Ellen's Story is the most impassioned of the three videos. Bordering on melodramatic at times, the film cannot but move viewers as Ellen Szita chronicles her struggle with illiteracy. Beginning with being labeled in the "D" levels as a primary student in Brighton, England, we follow Ellen through a horrifying childhood of demoralizing and destructive events, her immigration to Canada and marriage, which eventually was destroyed as she resorted to alcohol to deal with her shame and insecurity, the disastrous effect her hidden secret had on her own four children and, finally, as a young grand­mother, to admission and intervention.

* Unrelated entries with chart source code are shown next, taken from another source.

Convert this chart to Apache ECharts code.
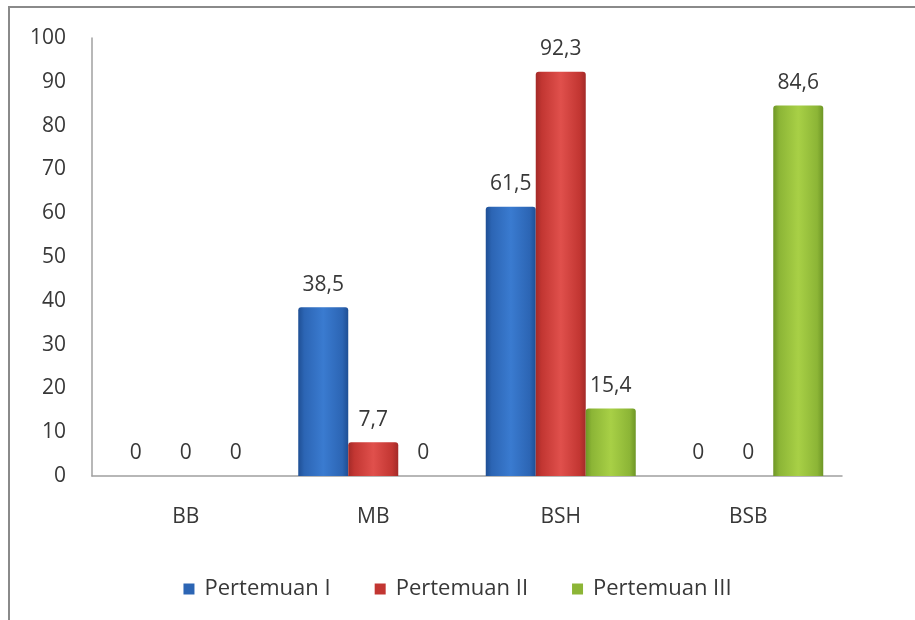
<!DOCTYPE html>
<html>
<head>
<meta charset="utf-8">
<script src="https://cdn.jsdelivr.net/npm/echarts@6/dist/echarts.min.js"></script>
<style>
html,body{margin:0;padding:0;background:#fff;}
#c{width:915px;height:620px;}
</style>
</head>
<body>
<div id="c"></div>
<script>
const categories = ['BB', 'MB', 'BSH', 'BSB'];
const seriesNames = ['Pertemuan I', 'Pertemuan II', 'Pertemuan III'];
const pertemuan1 = [0, 38.5, 61.5, 0];
const pertemuan2 = [0, 7.7, 92.3, 0];
const pertemuan3 = [0, 0, 15.4, 84.6];
const yTicks = [0, 10, 20, 30, 40, 50, 60, 70, 80, 90, 100];

const palettes = [
  ['#1f4f94', '#3a7bd0', '#2c65b4'],
  ['#a32a28', '#e0504c', '#c23632'],
  ['#6e9626', '#a8d046', '#8cb536']
];
function grad(p) {
  return new echarts.graphic.LinearGradient(0, 0, 1, 0, [
    {offset: 0, color: p[0]},
    {offset: 0.12, color: p[2]},
    {offset: 0.5, color: p[1]},
    {offset: 0.88, color: p[2]},
    {offset: 1, color: p[0]}
  ]);
}
const font = '"Open Sans", Lato, sans-serif';
const dataSets = [pertemuan1, pertemuan2, pertemuan3];
const chart = echarts.init(document.getElementById('c'));
chart.setOption({
  animation: false,
  textStyle: {fontFamily: font},
  graphic: [{
    type: 'polyline',
    shape: {points: [[9, 620], [9, 7], [915, 7]]},
    style: {stroke: '#8a8a8a', lineWidth: 2, fill: null}
  }],
  grid: {left: 92, right: 73, top: 38, bottom: 144, containLabel: false},
  legend: {
    top: 573,
    left: 'center',
    itemWidth: 11,
    itemHeight: 11,
    itemGap: 44,
    icon: 'rect',
    textStyle: {fontSize: 22, color: '#383838', fontFamily: font, padding: [0, 0, 0, 5]},
    data: seriesNames.map((n, i) => ({name: n, itemStyle: {color: palettes[i][2]}}))
  },
  xAxis: {
    type: 'category',
    data: categories,
    axisLine: {lineStyle: {color: '#a0a0a0', width: 1.5}},
    axisTick: {show: false},
    axisLabel: {fontSize: 21, color: '#383838', margin: 31}
  },
  yAxis: {
    type: 'value',
    min: yTicks[0],
    max: yTicks[yTicks.length - 1],
    interval: 10,
    axisLine: {show: true, lineStyle: {color: '#a0a0a0', width: 1.5}},
    axisTick: {show: false},
    splitLine: {show: false},
    axisLabel: {fontSize: 21, color: '#383838', margin: 26}
  },
  series: seriesNames.map((n, i) => ({
    name: n,
    type: 'bar',
    data: dataSets[i],
    barGap: '0%',
    barCategoryGap: '20%',
    itemStyle: {color: grad(palettes[i]), borderRadius: [3, 3, 0, 0]},
    label: {
      show: true,
      position: 'top',
      distance: 12,
      fontSize: 21,
      color: '#383838',
      formatter: p => String(p.value).replace('.', ',')
    }
  }))
});
</script>
</body>
</html>
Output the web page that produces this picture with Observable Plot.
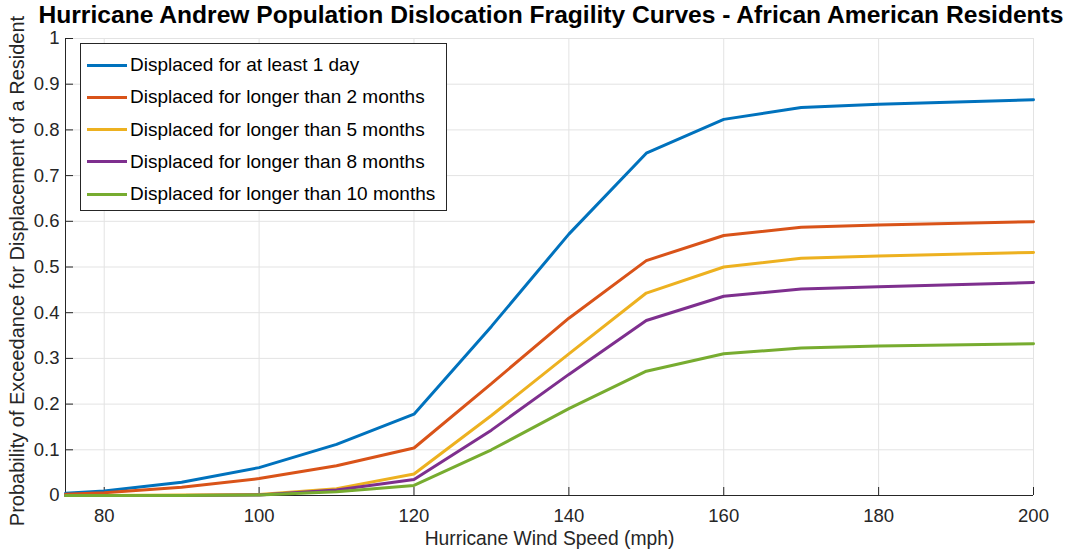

What the film does brilliantly is point out that illiteracy is not just one person's problem. Ellen's brother and sister never learned to read, and, since Ellen chose to hide her illiteracy, her attitudes towards education affected her children: three of the four never graduated from high school. Most poign­antly, her young son, who dropped out of school at fifteen, is carrying on the denial that ruined Ellen's life and the lives of the ones closest to her. This is a contemporary and very real story. Ellen is an attractive and vivacious narrator and the level of intimacy shared by all of her family members makes this a very passionate and powerful film.

A Passage from Burnt Islands is "the story of a one-man literacy crusade which grew to include an entire community." This film is more than just a plea for literacy, it is a wonderful portrait of a dying town in Newfoundland and the characters that inhabit it. Fishing will no longer support the community as fish disappear into the nets of giant fishing trawlers. Education is impera­tive, but the people were demoralized, the school system was failing them, and few were gaining the literacy skills they would need to succeed. Dropping out and going on welfare was the fate of most of the young people.

Enter Ray Bown. Taking on the challenge as principal of the elementary school, Bown changed the attitude towards reading, involved the parents, and began fund-raising for the provision of books, listening centres, photocopiers. His "one-man crusade" sparked the entire community. But he didn't just increase reading abilities, he became involved with each family and affected the way they viewed themselves. Several children interviewed near the end of the film talk about what they're going to do when they grow up and where they are going to live. These children now have dreams of growing up to be doctors and police officers, but none of them see themselves staying in Burnt Islands.

It's a moving portrait of a man, of a community, and of the central and critical role that literacy plays in shaping us as individuals and as members of society.

In contrast to the 45-minute videos discussed, Second Debut is an 8-minute animated clip about Sophie, who, upon retirement, finds fulfillment as a volunteer teacher at a literacy centre. Obviously a "recruitment" clip for retired people, the film, especially paired with a viewing of Ellen's Story, could motivate individuals to become involved.

Ellen's Story and A Passage from Burnt Islands would be especially useful in public libraries and literacy centres, but also to high school students who might not realize what a valuable gift literacy is. Luckily, the phone numbers for literacy organizations are included on the cover of Ellen's Story, so you can give them a phone call and get involved right away!

Allison Haupt is Coordinator of Children's and Young Adult's Services for the North Vancouver District Public Library in North Vancouver, British Columbia.